▸ TASK GOAL
Give again exactly the lines that run from the start of the records to the line holding "x=categories, y=values, marker_color=color))", both ends counted. Do not include the pictures.

▸ DATA SUPPLIED

########

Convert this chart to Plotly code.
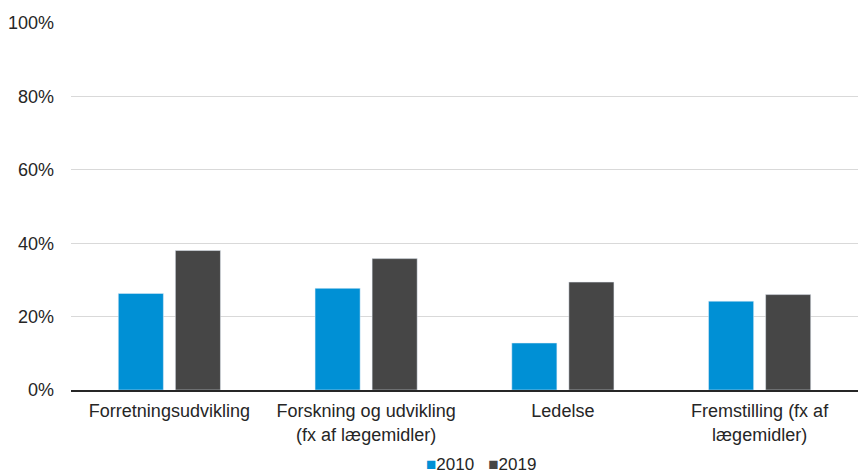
import plotly.graph_objects as go

categories = [
    "Forretningsudvikling",
    "Forskning og udvikling<br>(fx af lægemidler)",
    "Ledelse",
    "Fremstilling (fx af<br>lægemidler)",
]
series_names = ["2010", "2019"]
share_2010 = [0.263, 0.277, 0.128, 0.242]
share_2019 = [0.380, 0.358, 0.294, 0.260]
colors = ["#0090D5", "#464646"]

fig = go.Figure()
for name, values, color in zip(series_names, [share_2010, share_2019], colors):
    fig.add_trace(go.Bar(name=name, x=categories, y=values, marker_color=color))

# Compact legend row: coloured square followed directly by the series name
legend_text = "&#160;&#160;&#160;".join(
    f"<span style='color:{c}'>■</span>{n}" for n, c in zip(series_names, colors)
)
fig.add_annotation(
    text=legend_text,
    xref="paper",
    yref="paper",
    x=0.521,
    y=-0.204,
    xanchor="center",
    yanchor="middle",
    showarrow=False,
    font=dict(size=17),
)

font_family = "Liberation Sans, Arial, sans-serif"
fig.update_layout(
    width=859,
    height=475,
    margin=dict(l=71, r=1, t=23, b=85, autoexpand=False),
    paper_bgcolor="white",
    plot_bgcolor="white",
    barmode="group",
    bargap=0.42,
    bargroupgap=0.21,
    font=dict(family=font_family, size=18, color="#262626"),
    showlegend=False,
)
fig.update_yaxes(
    range=[0, 1],
    tickvals=[0, 0.2, 0.4, 0.6, 0.8, 1.0],
    tickformat=".0%",
    showgrid=True,
    gridcolor="#d9d9d9",
    gridwidth=1,
    zeroline=False,
    showline=False,
    ticks="",
    ticklabelstandoff=16,
    tickfont=dict(size=18),
)
fig.update_xaxes(
    showline=True,
    linecolor="#262626",
    linewidth=1.5,
    ticks="",
    ticklabelstandoff=4,
    tickfont=dict(size=18),
)

fig.write_html("out.html")
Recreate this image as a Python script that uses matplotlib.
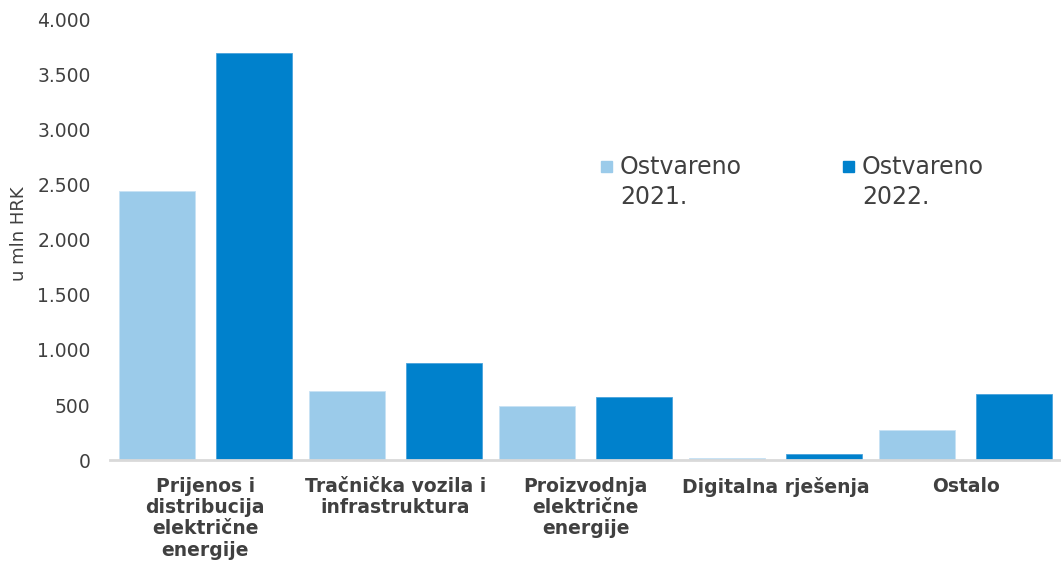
import matplotlib

matplotlib.use("Agg")
import matplotlib.pyplot as plt
import numpy as np
from matplotlib.patches import Rectangle
from matplotlib.ticker import FuncFormatter

plt.rcParams["font.family"] = ["DejaVu Sans"]

categories = [
    "Prijenos i\ndistribucija\nelektrične\nenergije",
    "Tračnička vozila i\ninfrastruktura",
    "Proizvodnja\nelektrične\nenergije",
    "Digitalna rješenja",
    "Ostalo",
]
ostvareno_2021 = [2440, 626, 496, 18, 278]
ostvareno_2022 = [3692, 886, 569, 52, 599]
series_labels = ["Ostvareno\n2021.", "Ostvareno\n2022."]
y_ticks = [0, 500, 1000, 1500, 2000, 2500, 3000, 3500, 4000]

c_light = "#9BCBEA"
c_dark = "#0081CC"
c_text = "#404040"

fig = plt.figure(figsize=(10.61, 5.64), dpi=100)
ax = fig.add_axes([0.1037, 0.184, 0.8963, 0.782])

x = np.arange(len(categories))
w = 0.4
off = 0.255
ax.bar(x - off, ostvareno_2021, w, color=c_light, edgecolor="#c8e2f4", lw=0.6)
ax.bar(x + off, ostvareno_2022, w, color=c_dark, edgecolor="#4aa3dc", lw=0.6)

ax.set_xlim(-0.5, len(categories) - 0.5)
ax.set_ylim(0, 4000)
ax.set_yticks(y_ticks)
ax.yaxis.set_major_formatter(FuncFormatter(lambda v, p: f"{int(v):,}".replace(",", ".")))
ax.tick_params(axis="y", length=0, pad=14, labelsize=13.5, labelcolor=c_text)
ax.set_xticks(x)
ax.set_xticklabels(categories, fontsize=13.5, fontweight="bold", color=c_text,
                   linespacing=1.15)
ax.tick_params(axis="x", length=0, pad=12)

for s in ("top", "right", "left"):
    ax.spines[s].set_visible(False)
ax.spines["bottom"].set_color("#d9d9d9")
ax.spines["bottom"].set_linewidth(2)

fig.text(0.018, 0.585, "u mln HRK", rotation=90, ha="center", va="center",
         fontsize=13, color=c_text)

# legenda (ručno, oznaka poravnata s prvim retkom)
for (sx, tx), col, lab in zip(((601, 620), (843, 862)), (c_light, c_dark), series_labels):
    fig.patches.append(Rectangle((sx / 1061, 1 - 172 / 564), 11 / 1061, 11 / 564,
                                 transform=fig.transFigure, color=col, figure=fig))
    fig.text(tx / 1061, 1 - 155 / 564, lab, ha="left", va="top", fontsize=17,
             color=c_text, linespacing=1.3)

fig.savefig("out.png", dpi=100)
plt.close(fig)
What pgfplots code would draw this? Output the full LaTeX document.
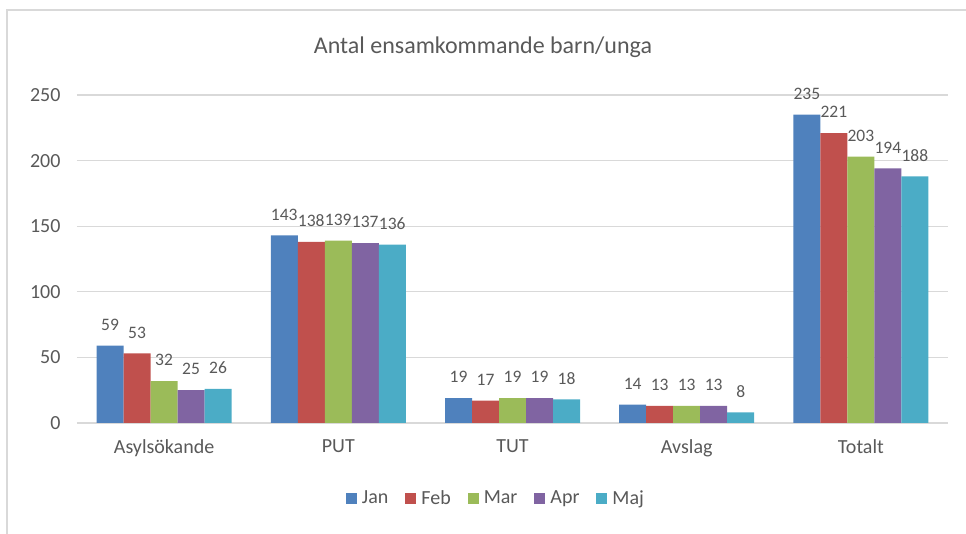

########

▸ TASK ANSWER
Convert this chart to Plotly code.
import plotly.graph_objects as go

categories = [
    "Forretningsudvikling",
    "Forskning og udvikling<br>(fx af lægemidler)",
    "Ledelse",
    "Fremstilling (fx af<br>lægemidler)",
]
series_names = ["2010", "2019"]
share_2010 = [0.263, 0.277, 0.128, 0.242]
share_2019 = [0.380, 0.358, 0.294, 0.260]
colors = ["#0090D5", "#464646"]

fig = go.Figure()
for name, values, color in zip(series_names, [share_2010, share_2019], colors):
    fig.add_trace(go.Bar(name=name, x=categories, y=values, marker_color=color))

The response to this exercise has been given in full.